The Utica, Miss., native’s first coached at Meridian (Miss.) High in 1969-70 and helped Eddie Echols run the fastest high school mark nationally in ’70 for 220 yards at 20.9 seconds (hand). Walker actually played freshman basketball at Ole Miss and later served as a varsity manager before transferring to Mississippi College where he played cross country, track and basketball before earning his bachelor’s in ’69 and master’s degree in education at MC in 1972.
Walker Jr. and III literally were groomed to be track coaches by patriarch Joe Sr. and grew up practically living on track complexes in Utica, Oxford and Gainesville, respectively, as youngsters.
“My dad attended Ole Miss on the G.I. Bill,” noted Walker Jr., “and later growing up in Utica and around some great athletes was just a dream come true. We went to all the state high school track meets and a lot of the college meets in the area to see many of my Dad’s student-athletes perform.”
Joe Jr. also demonstrated his court skills by playing in the Mississippi High School All-Star basketball game and going to Ole Miss with one of the initial M-Club hoops’ scholarships.
“Ole Miss has been a big part of my life since I was a very young child,” Joe Jr. continued, “but this was such a great opportunity to coach with my son and see our grandchildren Kai and Maia.
Now Walker III is walking in his grandfather’s and father’s footsteps with a tradition steeped in track and the Magnolia State.
Joe III came to Louisville In 2011 after spending 11 seasons at Alabama as head men's cross country coach and an assistant for the men's track and field team.
He helped the Crimson Tide roll to three Top 10 team finishes and four in the Top 11 at the NCAA Cross Country Championships with sixth place in 2007, 10th in 2008 and third in 2009 as a squad. The Tide seized the NCAA South Region title eight times from 2000-10 and won back-to-back SEC team cross country titles in 2008 and ‘09.
Prior to his coming to Alabama, Walker III was assistant track and field coach at South Alabama (1998-2000) and head cross country coach where he led the Jaguars to a berth in the NCAA Cross Country Championships. In ’99 USA took the Sun Belt Conference cross country team title and won the 2000 SBC women's indoor track and field. He also coached South Alabama’s David Kimani to the 1999 NCAA individual c-c title.
Like his Dad, Walker III spent time in Meridian at Meridian Community College from 1995-98 with a NJCAA team championship in track and field and cross country (1996-97 seasons) and three runnerup finishes. Twice, he was NJCAA National Indoor Championship Coach of the Meet. The youngest Walker also was an Academic All-SEC member of the Rebels’ world-ranked 4x1,500-meter squad in 1994 and closed his career with the third-fastest 3,000 meters’ mark in school history. Joe III’s children are looking especially forward to time with grandmother Carolyn Faye Walker.

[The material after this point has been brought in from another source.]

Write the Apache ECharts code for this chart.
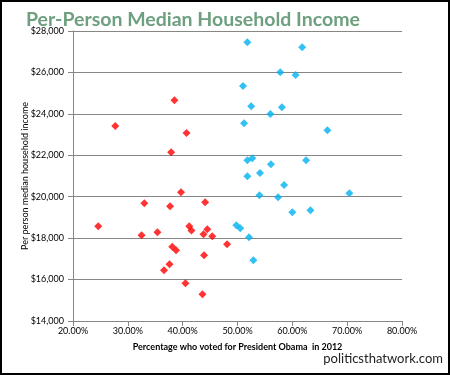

“This is just so great to get the families back together,” Joe Jr. noted. “I love one-on-one relationships or small-group relationships and having an influence in a person’s life whether it’s our family or the student-athletes. You just have to realize the things that are okay to change and the things that can’t ever be changed. Also, I may not be young, but I dadgum sure ain’t old.”
Joe III is similarly proud of the family’s legacy on and off the tracks of the country.
“From a coaching aspect, I believe he’s one of the best,” Joe III noted. “Any influence or impact he can have to basically just help you become what you desire is what he wants to do. He taps into what that person’s hopes and dreams are and mentors the athletes on the path that they ultimately choose.”
A person close to rival Mississippi State's athletics program for several decades summed up the warm feelings for the Walker family throughout the region and nation.
"I just wish they had attended and worked at Mississippi State," said the official. "The Walkers are a class act."
From Joe Sr. to Joe III and covering some 70 years, the Walkers truly are the first family of track and field and coaching the sport in Mississippi, Kentucky and throughout the nation.